The Securities and Exchange Commission has announced that Allen Stanford, the Texan billionaire and sports sponsor who has been accused or orchestrating a multi-billon-dollar investment fraud, has been served with court papers relating to the SEC’s civil charges.

‘At the request of the SEC, special agents of the Federal Bureau of Investigation’s Richmond Division today located and identified Stanford Financial Group chairman Allen Stanford in the Fredericksburg, Virginia, area,’ the SEC said in a statement yesterday.

‘The agents served Mr. Stanford with court orders and documents related to the SEC’s civil filing against him and three of his companies.’ The announcement ended speculation that Stanford had gone into hiding or had fled the US.

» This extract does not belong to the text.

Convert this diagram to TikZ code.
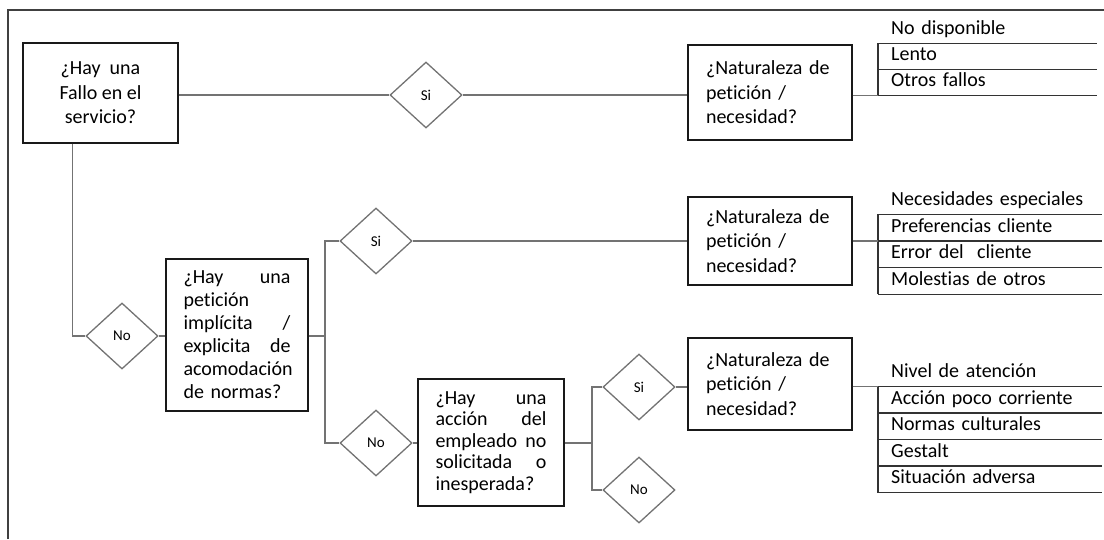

On Tuesday the US securities regulator charged Stanford and the three companies, Antiguan-based Stanford International Bank, Houston-based broker-dealer and investment adviser Stanford Group Company, and investment adviser Stanford Capital Management.

The charges allege that a scheme under which the bank offered investors high rates of interest on certificates of deposit was fraudulent, and that investor assets supposedly invested in easy-to-trade securities such as shares and bonds were in fact placed in illiquid assets such as real estate and private equity interests.

The SEC has also charged Stanford International Bank chief financial officer James Davis and Stanford Financial Group chief investment officer Laura Pendergest-Holt in the enforcement action.

The orders and documents that the FBI served on Stanford were the SEC’s complaint, a memorandum of law filed with the complaint, a court order freezing the assets of Stanford and his companies, and a court order appointing a receiver.

Reed O’Connor, a US district court judge for the Northern District of Texas, granted the SEC’s request for emergency relief for investors, and issued the orders freezing assets and appointing a receiver over R Stanford and other defendants.